Disgruntled IT workers of America, rejoice. Silicon Valley's job engine may have stalled, IT departments may have suffered disproportionate job cuts in the last few years, but there are signs that the U.S. job market is finally looking up.
The Wall Street Journal noted this trend two weeks ago:
More U.S. workers quit their jobs than were laid off in March, the second month in a row this occurred and a sign of employees' growing confidence that more positions are becoming available in a slowly recovering job market.
Nearly 1.9 million employees quit in March compared with more than 1.8 million who were laid-off or discharged, the Labor Department said Tuesday.
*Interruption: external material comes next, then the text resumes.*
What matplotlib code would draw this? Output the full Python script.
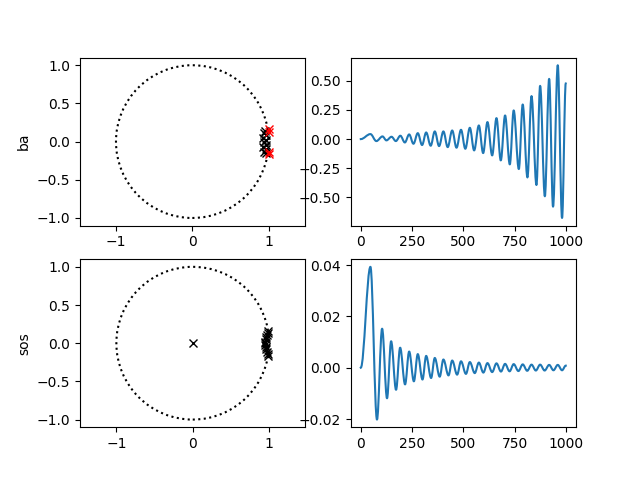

Meanwhile, the number of hires rose to a seasonally adjusted 4.2 million in March from 4 million in February.
The National Association of Colleges and Employers also reported that employers plan to hire more new college graduates, the first time in a year and a half employers have cite positive hiring news for entry-level workers. IT has already added at least 25,000 jobs this year, which is great news for the run-down workers in understaffed and undercompensated IT departments across the United States.
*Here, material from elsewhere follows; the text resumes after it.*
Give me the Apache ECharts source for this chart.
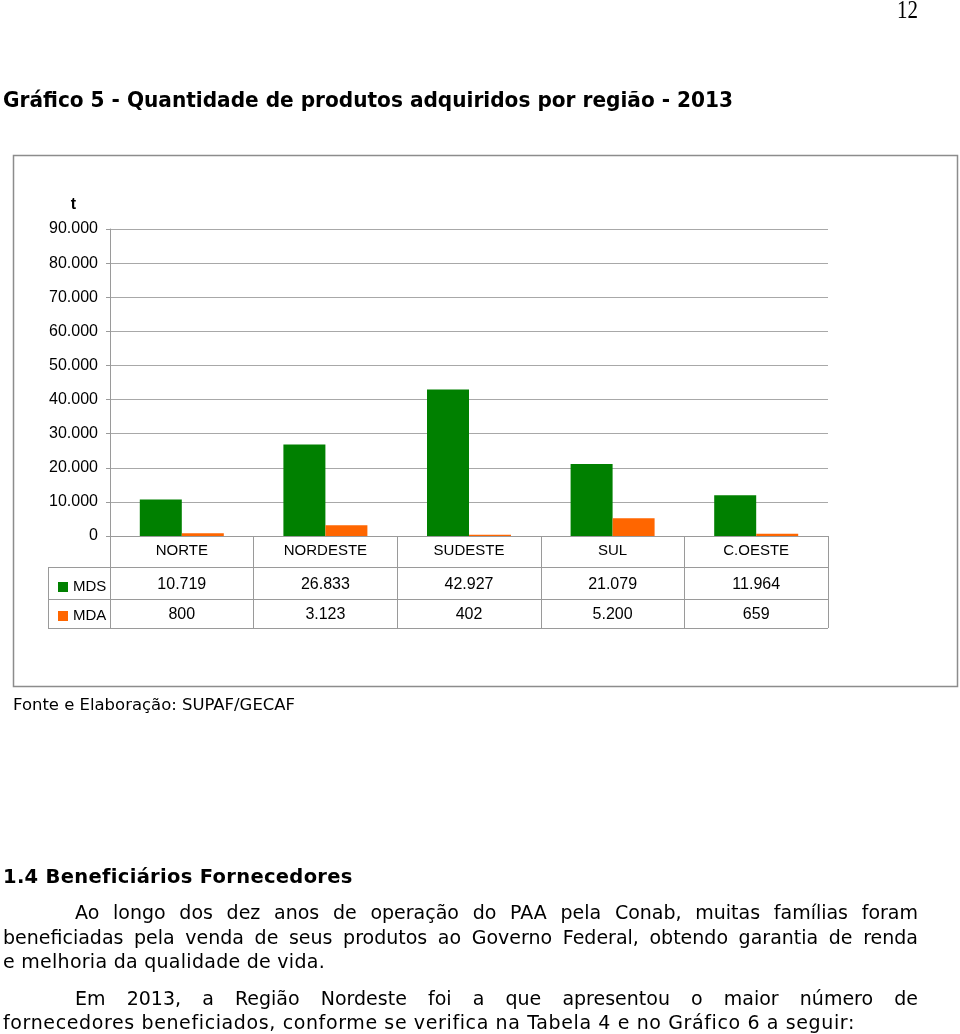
<!DOCTYPE html>
<html><head><meta charset="utf-8">
<script src="https://cdn.jsdelivr.net/npm/echarts@6/dist/echarts.min.js"></script>
<style>
html,body{margin:0;padding:0;width:960px;height:1034px;overflow:hidden;background:#fff;}
#chart{position:absolute;left:0;top:0;width:960px;height:1034px;}
.t{position:absolute;color:#000;pointer-events:none;transform-origin:0 0;white-space:nowrap;}
.p{font-family:"DejaVu Sans",Verdana,sans-serif;font-size:19px;line-height:24.5px;}
.j{white-space:normal;text-align:justify;text-align-last:justify;}
</style>
</head>
<body>
<div id="chart"></div>
<div class="t" id="pg" style="left:897px;top:-3px;font-family:'Liberation Serif','Times New Roman',serif;font-size:26px;line-height:26px;">12</div>
<div class="t" id="ttl" style="left:3px;top:88px;font-family:'DejaVu Sans Condensed','DejaVu Sans',sans-serif;font-weight:bold;font-size:21px;line-height:25px;">Gráfico 5 - Quantidade de produtos adquiridos por região - 2013</div>
<div class="t" id="src" style="left:13px;top:695px;font-family:'DejaVu Sans',Verdana,sans-serif;font-size:16px;line-height:19px;">Fonte e Elaboração: SUPAF/GECAF</div>
<div class="t" id="hd" style="left:3px;top:865px;font-family:'DejaVu Sans',Verdana,sans-serif;font-weight:bold;font-size:19.5px;line-height:24px;">1.4 Beneficiários Fornecedores</div>
<div class="t p j" id="l1" style="left:75px;top:900px;width:843px;">Ao longo dos dez anos de operação do PAA pela Conab, muitas famílias foram</div>
<div class="t p j" id="l2" style="left:3px;top:925px;width:915px;">beneficiadas pela venda de seus produtos ao Governo Federal, obtendo garantia de renda</div>
<div class="t p" id="l3" style="left:3px;top:949px;">e melhoria da qualidade de vida.</div>
<div class="t p j" id="l4" style="left:75px;top:986px;width:843px;">Em 2013, a Região Nordeste foi a que apresentou o maior número de</div>
<div class="t p" id="l5" style="left:3px;top:1010px;">fornecedores beneficiados, conforme se verifica na Tabela 4 e no Gráfico 6 a seguir:</div>
<script>
// ---- data ----
const categories = ['NORTE', 'NORDESTE', 'SUDESTE', 'SUL', 'C.OESTE'];
const mdsValues = [10719, 26833, 42927, 21079, 11964];
const mdaValues = [800, 3123, 402, 5200, 659];
const seriesNames = ['MDS', 'MDA'];
const yMin = 0, yMax = 90000, yStep = 10000;
const yUnit = 't';

function fmt(n){ return String(n).replace(/\B(?=(\d{3})+(?!\d))/g, '.'); }

// ---- text fitting helpers ----
function natW(el){
  const cs = getComputedStyle(el);
  const s = document.createElement('span');
  s.style.fontFamily = cs.fontFamily; s.style.fontSize = cs.fontSize; s.style.fontWeight = cs.fontWeight;
  s.style.whiteSpace = 'nowrap'; s.style.position = 'absolute'; s.style.visibility = 'hidden';
  s.textContent = el.textContent;
  document.body.appendChild(s);
  const w = s.getBoundingClientRect().width; s.remove(); return w;
}
function fitScale(id, target){ const el = document.getElementById(id); el.style.transform = 'scaleX(' + (target / natW(el)) + ')'; }
function fitLS(id, target){ const el = document.getElementById(id); const w = natW(el); el.style.letterSpacing = ((target - w) / el.textContent.length) + 'px'; }
function fitJ(id, target){ const el = document.getElementById(id); const w = natW(el); if (w > target - 4) el.style.letterSpacing = ((target - 4 - w) / el.textContent.length) + 'px'; }
fitScale('pg', 21);
fitScale('ttl', 730);
fitScale('src', 282);
fitLS('hd', 349);
fitLS('l3', 322);
fitLS('l5', 852);
fitJ('l1', 843); fitJ('l2', 915); fitJ('l4', 843);

// ---- chart ----
const gray = '#9a9a9a';
const chart = echarts.init(document.getElementById('chart'), null, {renderer: 'canvas', width: 960, height: 1034});
const tableLines = [
  [48, 567.5, 828, 567.5],
  [48, 599.5, 828, 599.5],
  [48, 628.5, 828, 628.5],
  [48.5, 567, 48.5, 629]
].map(c => ({type: 'line', silent: true, z: 5, shape: {x1: c[0], y1: c[1], x2: c[2], y2: c[3]}, style: {stroke: gray, lineWidth: 1}}));

chart.setOption({
  animation: false,
  textStyle: {fontFamily: '"Liberation Sans", Arial, sans-serif'},
  legend: {
    orient: 'vertical', left: 53, top: 574, itemWidth: 10, itemHeight: 10, itemGap: 13,
    icon: 'rect', selectedMode: false, data: seriesNames,
    itemStyle: {borderWidth: 0},
    textStyle: {fontSize: 15, lineHeight: 16, color: '#000', padding: [0, 0, 0, 0]}
  },
  grid: {left: 110, right: 132, top: 229, bottom: 498, containLabel: false, outerBoundsMode: 'none'},
  xAxis: [
    {
      type: 'category', data: categories, position: 'bottom',
      axisLine: {show: true, lineStyle: {color: gray, width: 1}},
      axisTick: {show: true, length: 92, lineStyle: {color: gray, width: 1}},
      axisLabel: {interval: 0, margin: 7, fontSize: 15, lineHeight: 15, color: '#000'},
      splitLine: {show: false}
    },
    {
      type: 'category', data: categories, position: 'bottom', offset: 0,
      axisLine: {show: false}, axisTick: {show: false}, splitLine: {show: false},
      axisLabel: {interval: 0, margin: 41, fontSize: 16, lineHeight: 16, color: '#000', formatter: (v, i) => fmt(mdsValues[i])}
    },
    {
      type: 'category', data: categories, position: 'bottom', offset: 0,
      axisLine: {show: false}, axisTick: {show: false}, splitLine: {show: false},
      axisLabel: {interval: 0, margin: 71, fontSize: 16, lineHeight: 16, color: '#000', formatter: (v, i) => fmt(mdaValues[i])}
    }
  ],
  yAxis: {
    type: 'value', min: yMin, max: yMax, interval: yStep,
    name: yUnit, nameLocation: 'end', nameGap: 16, nameMoveOverlap: false,
    nameTextStyle: {fontWeight: 'bold', fontSize: 16, lineHeight: 16, color: '#000', align: 'right', padding: [0, 34, 0, 0]},
    axisLine: {show: true, lineStyle: {color: gray, width: 1}},
    axisTick: {show: true, length: 4, lineStyle: {color: gray}},
    axisLabel: {margin: 12, fontSize: 16, color: '#000', formatter: v => fmt(v)},
    splitLine: {show: true, lineStyle: {color: '#a8a8a8', width: 1}}
  },
  series: [
    {name: seriesNames[0], type: 'bar', data: mdsValues, barWidth: 42, barGap: '0%', itemStyle: {color: '#008000'}},
    {name: seriesNames[1], type: 'bar', data: mdaValues, barWidth: 42, barGap: '0%', itemStyle: {color: '#ff6600'}}
  ],
  graphic: [
    {type: 'rect', silent: true, z: -1, shape: {x: 13.5, y: 155.5, width: 944, height: 531}, style: {fill: 'none', stroke: '#8c8c8c', lineWidth: 1.5}}
  ].concat(tableLines)
});
</script>
</body></html>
Although the job-creation numbers are good news, more interesting is the growing number of people who've chosen to take their chances in the job market instead of suffering in the name of job security. Today, the Wall Street Journal followed up on that data and reported that employers may see an increase in the number of people leaving for greener pastures. Right Management found that 60 percent of workers plan to leave their jobs once the market turns around.
A lead culprit for workers' plans to move on? The lingering effects of cost-cutting and downsizing. A workforce that's lived with higher workloads and no corresponding rise in wages is an unhappy one.
But all you dissatisfied workers out there, brush up on your certs. New job opportunities mean new types of jobs, which anyone looking for a different gig needs to keep in mind.